SET TASK
Leave out the pictures, then reproduce the rest of the material exactly.

DATA LINES
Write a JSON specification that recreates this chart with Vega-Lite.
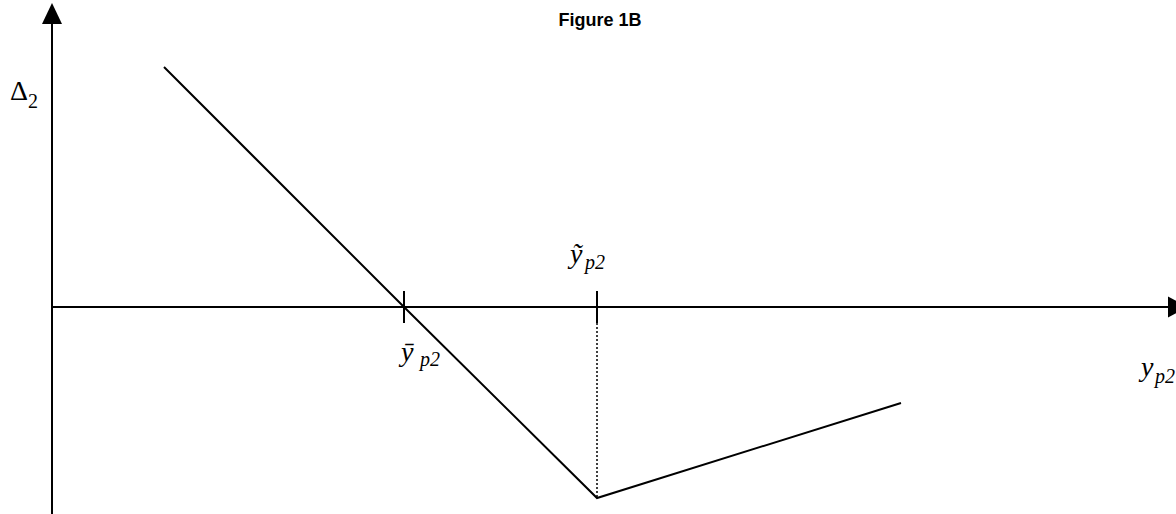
{
  "$schema": "https://vega.github.io/schema/vega-lite/v6.json",
  "width": 1176,
  "height": 514,
  "autosize": "none",
  "padding": 0,
  "background": "white",
  "config": {"view": {"stroke": null}},
  "datasets": {
    "axes": [
      {"x": 0, "y": -207, "x2": 0, "y2": 283},
      {"x": 0, "y": 0, "x2": 1116, "y2": 0}
    ],
    "ticks": [
      {"x": 352, "y": -16, "x2": 352, "y2": 16},
      {"x": 545, "y": -16, "x2": 545, "y2": 16}
    ],
    "dotted": [
      {"x": 545, "y": -16, "x2": 545, "y2": -191}
    ],
    "curve": [
      {"x": 112, "y": 240, "o": 1},
      {"x": 352, "y": 0, "o": 2},
      {"x": 545, "y": -191, "o": 3},
      {"x": 849, "y": -96, "o": 4}
    ],
    "arrowUp": [{"x": 0, "y": 293.5}],
    "arrowRight": [{"x": 1126, "y": 0}],
    "title": [{"x": 548, "y": 281, "t": "Figure 1B"}],
    "mainItalic": [
      {"x": 349, "y": -54, "t": "ȳ"},
      {"x": 518, "y": 44, "t": "ỹ"},
      {"x": 1089, "y": -69, "t": "y"}
    ],
    "subItalic": [
      {"x": 368, "y": -59, "t": "p2"},
      {"x": 533, "y": 38, "t": "p2"},
      {"x": 1103, "y": -76, "t": "p2"}
    ],
    "delta": [{"x": -42, "y": 207, "t": "Δ"}],
    "deltaSub": [{"x": -24, "y": 199, "t": "2"}]
  },
  "encoding": {
    "x": {"field": "x", "type": "quantitative", "scale": {"domain": [-52, 1124], "zero": false, "nice": false}, "axis": null},
    "y": {"field": "y", "type": "quantitative", "scale": {"domain": [-207, 307], "zero": false, "nice": false}, "axis": null}
  },
  "layer": [
    {
      "data": {"name": "axes"},
      "mark": {"type": "rule", "stroke": "black", "strokeWidth": 2},
      "encoding": {"x2": {"field": "x2"}, "y2": {"field": "y2"}}
    },
    {
      "data": {"name": "ticks"},
      "mark": {"type": "rule", "stroke": "black", "strokeWidth": 2},
      "encoding": {"x2": {"field": "x2"}, "y2": {"field": "y2"}}
    },
    {
      "data": {"name": "dotted"},
      "mark": {"type": "rule", "stroke": "black", "strokeWidth": 1.5, "strokeDash": [2, 2]},
      "encoding": {"x2": {"field": "x2"}, "y2": {"field": "y2"}}
    },
    {
      "data": {"name": "curve"},
      "mark": {"type": "line", "stroke": "black", "strokeWidth": 2},
      "encoding": {"order": {"field": "o", "type": "quantitative"}}
    },
    {
      "data": {"name": "arrowUp"},
      "mark": {"type": "point", "shape": "M0,-1.05L1,1.05L-1,1.05Z", "size": 400, "filled": true, "fill": "black", "stroke": null, "opacity": 1}
    },
    {
      "data": {"name": "arrowRight"},
      "mark": {"type": "point", "shape": "M-1,-1.05L1,0L-1,1.05Z", "size": 400, "filled": true, "fill": "black", "stroke": null, "opacity": 1}
    },
    {
      "data": {"name": "title"},
      "mark": {"type": "text", "font": "Liberation Sans", "fontWeight": "bold", "fontSize": 18, "align": "center", "baseline": "alphabetic", "fill": "black"},
      "encoding": {"text": {"field": "t"}}
    },
    {
      "data": {"name": "mainItalic"},
      "mark": {"type": "text", "font": "Liberation Serif", "fontStyle": "italic", "fontSize": 28, "align": "left", "baseline": "alphabetic", "fill": "black"},
      "encoding": {"text": {"field": "t"}}
    },
    {
      "data": {"name": "subItalic"},
      "mark": {"type": "text", "font": "Liberation Serif", "fontStyle": "italic", "fontSize": 20, "align": "left", "baseline": "alphabetic", "fill": "black"},
      "encoding": {"text": {"field": "t"}}
    },
    {
      "data": {"name": "delta"},
      "mark": {"type": "text", "font": "Liberation Serif", "fontSize": 28, "align": "left", "baseline": "alphabetic", "fill": "black"},
      "encoding": {"text": {"field": "t"}}
    },
    {
      "data": {"name": "deltaSub"},
      "mark": {"type": "text", "font": "Liberation Serif", "fontSize": 20, "align": "left", "baseline": "alphabetic", "fill": "black"},
      "encoding": {"text": {"field": "t"}}
    }
  ]
}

COMPLETED EXERCISE
Write a JSON specification that recreates this chart with Vega-Lite.
{
  "$schema": "https://vega.github.io/schema/vega-lite/v6.json",
  "width": 1176,
  "height": 514,
  "autosize": "none",
  "padding": 0,
  "background": "white",
  "config": {"view": {"stroke": null}},
  "datasets": {
    "axes": [
      {"x": 0, "y": -207, "x2": 0, "y2": 283},
      {"x": 0, "y": 0, "x2": 1116, "y2": 0}
    ],
    "ticks": [
      {"x": 352, "y": -16, "x2": 352, "y2": 16},
      {"x": 545, "y": -16, "x2": 545, "y2": 16}
    ],
    "dotted": [
      {"x": 545, "y": -16, "x2": 545, "y2": -191}
    ],
    "curve": [
      {"x": 112, "y": 240, "o": 1},
      {"x": 352, "y": 0, "o": 2},
      {"x": 545, "y": -191, "o": 3},
      {"x": 849, "y": -96, "o": 4}
    ],
    "arrowUp": [{"x": 0, "y": 293.5}],
    "arrowRight": [{"x": 1126, "y": 0}],
    "title": [{"x": 548, "y": 281, "t": "Figure 1B"}],
    "mainItalic": [
      {"x": 349, "y": -54, "t": "ȳ"},
      {"x": 518, "y": 44, "t": "ỹ"},
      {"x": 1089, "y": -69, "t": "y"}
    ],
    "subItalic": [
      {"x": 368, "y": -59, "t": "p2"},
      {"x": 533, "y": 38, "t": "p2"},
      {"x": 1103, "y": -76, "t": "p2"}
    ],
    "delta": [{"x": -42, "y": 207, "t": "Δ"}],
    "deltaSub": [{"x": -24, "y": 199, "t": "2"}]
  },
  "encoding": {
    "x": {"field": "x", "type": "quantitative", "scale": {"domain": [-52, 1124], "zero": false, "nice": false}, "axis": null},
    "y": {"field": "y", "type": "quantitative", "scale": {"domain": [-207, 307], "zero": false, "nice": false}, "axis": null}
  },
  "layer": [
    {
      "data": {"name": "axes"},
      "mark": {"type": "rule", "stroke": "black", "strokeWidth": 2},
      "encoding": {"x2": {"field": "x2"}, "y2": {"field": "y2"}}
    },
    {
      "data": {"name": "ticks"},
      "mark": {"type": "rule", "stroke": "black", "strokeWidth": 2},
      "encoding": {"x2": {"field": "x2"}, "y2": {"field": "y2"}}
    },
    {
      "data": {"name": "dotted"},
      "mark": {"type": "rule", "stroke": "black", "strokeWidth": 1.5, "strokeDash": [2, 2]},
      "encoding": {"x2": {"field": "x2"}, "y2": {"field": "y2"}}
    },
    {
      "data": {"name": "curve"},
      "mark": {"type": "line", "stroke": "black", "strokeWidth": 2},
      "encoding": {"order": {"field": "o", "type": "quantitative"}}
    },
    {
      "data": {"name": "arrowUp"},
      "mark": {"type": "point", "shape": "M0,-1.05L1,1.05L-1,1.05Z", "size": 400, "filled": true, "fill": "black", "stroke": null, "opacity": 1}
    },
    {
      "data": {"name": "arrowRight"},
      "mark": {"type": "point", "shape": "M-1,-1.05L1,0L-1,1.05Z", "size": 400, "filled": true, "fill": "black", "stroke": null, "opacity": 1}
    },
    {
      "data": {"name": "title"},
      "mark": {"type": "text", "font": "Liberation Sans", "fontWeight": "bold", "fontSize": 18, "align": "center", "baseline": "alphabetic", "fill": "black"},
      "encoding": {"text": {"field": "t"}}
    },
    {
      "data": {"name": "mainItalic"},
      "mark": {"type": "text", "font": "Liberation Serif", "fontStyle": "italic", "fontSize": 28, "align": "left", "baseline": "alphabetic", "fill": "black"},
      "encoding": {"text": {"field": "t"}}
    },
    {
      "data": {"name": "subItalic"},
      "mark": {"type": "text", "font": "Liberation Serif", "fontStyle": "italic", "fontSize": 20, "align": "left", "baseline": "alphabetic", "fill": "black"},
      "encoding": {"text": {"field": "t"}}
    },
    {
      "data": {"name": "delta"},
      "mark": {"type": "text", "font": "Liberation Serif", "fontSize": 28, "align": "left", "baseline": "alphabetic", "fill": "black"},
      "encoding": {"text": {"field": "t"}}
    },
    {
      "data": {"name": "deltaSub"},
      "mark": {"type": "text", "font": "Liberation Serif", "fontSize": 20, "align": "left", "baseline": "alphabetic", "fill": "black"},
      "encoding": {"text": {"field": "t"}}
    }
  ]
}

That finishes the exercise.